Caselaw from the physical world advances the point. In United States v. Hardin, the government asked an apartment building manager to enter a specific apartment in his building to see if the defendant, who had a warrant out for his arrest, was inside.  The apartment manager agreed, and he went to that apartment and used his key to enter. After entering the apartment, the manager confirmed the defendant was inside and relayed that information to the police. The Sixth Circuit ruled that the apartment manager was a state actor for Fourth Amendment purposes. “[T]he manager was acting as an agent of the government” under the Fourth Amendment, according to the court, “because the officers urged the apartment manager to investigate and enter the apartment, and the manager, independent of his interaction with the officers, had no reason or duty to enter the apartment.”
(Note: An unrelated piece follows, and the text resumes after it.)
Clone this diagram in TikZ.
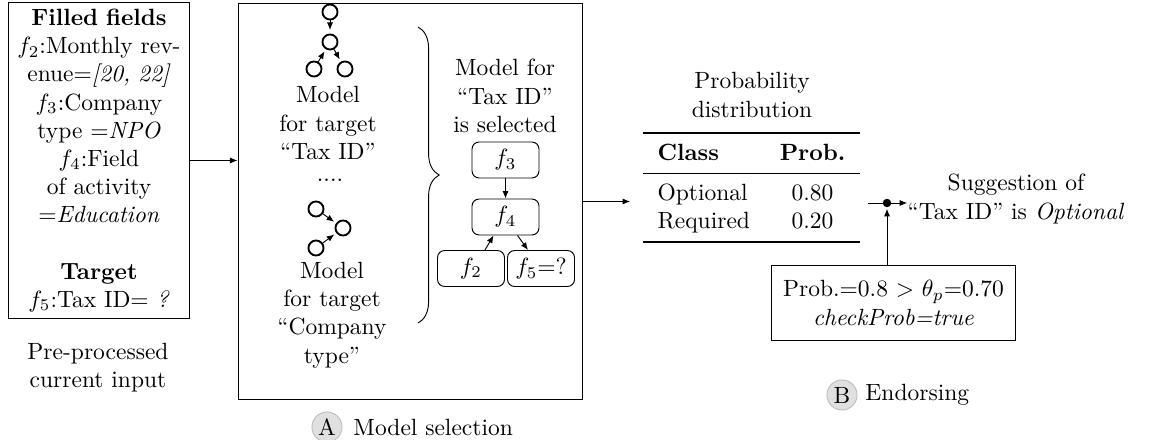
\documentclass[tikz,border=0pt]{standalone}
\usepackage{booktabs}
\usepackage{array}
\usetikzlibrary{arrows.meta,calc,decorations.pathreplacing}
\begin{document}
\begin{tikzpicture}[x=0.4255pt,y=-0.4255pt,
  arr/.style={-{Latex[length=3.2pt,width=2.6pt]}},
  mini/.style={circle,draw,thick,minimum size=6.4pt,inner sep=0pt},
  fbox/.style={draw,rounded corners=3pt,minimum width=28.5pt,minimum height=15.3pt,inner sep=1pt},
  lbl/.style={align=center,inner sep=0pt},
  badge/.style={circle,fill=black!12,draw=black!25,minimum size=12.8pt,inner sep=0pt}]
\useasboundingbox (0,0) rectangle (1164,440);

% left input box
\node[draw,text width=72pt,align=center,minimum height=134pt,inner sep=2.7pt] (lbox) at (99,160.5)
 {\textbf{Filled fields}\\ $f_2$:Monthly rev-\\ enue=\textit{[20, 22]}\\ $f_3$:Company\\ type =\textit{NPO}\\ $f_4$:Field\\ of activity\\ =\textit{Education}\\[12pt] \textbf{Target}\\ $f_5$:Tax ID= \textit{?}};
\node[lbl] (pre) at (98,368) {Pre-processed\\current input};

% middle box
\node[draw,minimum width=146.4pt,minimum height=168.9pt,inner sep=0pt] (mbox) at (410,201.5) {};
\draw[arr] (lbox.east) -- (lbox.east -| mbox.west);

% first mini tree
\node[mini] (t1) at (330,12) {};
\node[mini] (t2) at (330,42) {};
\node[mini] (t3) at (314,69) {};
\node[mini] (t4) at (345,69) {};
\draw[arr,shorten >=1.5pt] (t1) -- (t2);
\draw[arr,shorten >=1pt] (t3) -- (t2);
\draw[arr,shorten >=1pt] (t2) -- (t4);
\node[lbl] (m1) at (328,123) {Model\\for target\\``Tax ID''};
\node[lbl] (dots) at (330,180) {....};

% second mini tree
\node[mini] (s1) at (316,209) {};
\node[mini] (s2) at (343,228) {};
\node[mini] (s3) at (316,248) {};
\draw[arr,shorten >=1pt] (s1) -- (s2);
\draw[arr,shorten >=1pt] (s3) -- (s2);
\node[lbl] (m2) at (332,315) {Model\\for target\\``Company\\type''};

% brace
\coordinate (brt) at (418,27);
\coordinate (brb) at (418,323);
\draw[decorate,decoration={brace,amplitude=9pt}] (brt) -- (brb);

% selected model
\node[lbl] (sel) at (505,96) {Model for\\``Tax ID''\\is selected};
\node[fbox] (f3) at (505.5,160) {$f_3$};
\node[fbox] (f4) at (505.5,217) {$f_4$};
\node[fbox] (f2) at (471,268.5) {$f_2$};
\node[fbox] (f5) at (541,268.5) {$f_5$=?};
\draw[arr] (f3) -- (f4);
\draw[arr] ($(f2.north)+(14,0)$) -- ($(f4.south)+(-12,0)$);
\draw[arr] ($(f4.south)+(12,0)$) -- ($(f5.north)+(-13,0)$);

\node[badge] (ba) at (327,427) {A};
\node[anchor=west,inner sep=0pt] (la) at (353,427) {Model selection};

% table
\node[inner sep=0pt] (tab) at (751.5,187.5) {\begin{tabular}{@{\hspace{6pt}}p{40pt}c@{\hspace{6pt}}}
\toprule
\textbf{Class} & \textbf{Prob.}\\
\midrule
Optional & 0.80\\
Required & 0.20\\
\bottomrule
\end{tabular}};
\node[lbl] (pd) at (752,95) {Probability\\distribution};
\draw[arr,shorten >=5.5pt] (mbox.east) -- (mbox.east -| tab.west);

% endorsing
\coordinate (j) at (887,203);
\node[lbl] (sug) at (1016,199) {Suggestion of\\``Tax ID'' is \textit{Optional}};
\node[draw,minimum width=104pt,minimum height=32.3pt,align=center] (pbox) at (893.5,303)
 {Prob.=0.8 $>$ $\theta_p$=0.70\\\textit{checkProb=true}};
\draw[arr] ($(tab.east |- j)+(8,0)$) -- (j -| sug.west);
\fill (j) circle (1.8pt);
\draw[arr,shorten >=2.5pt] (pbox.north -| j) -- (j);

\node[badge] (bbd) at (842,395) {B};
\node[anchor=west,inner sep=0pt] (lb) at (865,395) {Endorsing};
\end{tikzpicture}
\end{document}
Under Gumkowski and Hardin, Internet providers following § 2703(f) will count as state actors Like Sprint in Gumkowski, and the building manager in Hardin, an Internet provider that receives a preservation notice is acting to help the government. The government instigates the process, and the provider follows the government’s direction. Of course, a provider (or a building manager) can act on its own and remain a private actor. But when the government approaches a provider and asks it to act for the government, a complying provider is a state actor. If anything, the case for state action is clearer with preservation because § 2703(f) is mandatory. The provider in Gumkowski and the manager in Hardin volunteered to follow the government’s request. It was their choice. In contrast, § 2703(f) gives providers no choice but to comply. Although the remedy for violations is unclear, the statute is phrased as a direct command: the provider “shall take all necessary steps to preserve records and other evidence” for the government.

So that’s why I don’t find Dallmann persuasive.  More in a few days, when I’ll explain why I’m not persuaded by Colbert, either.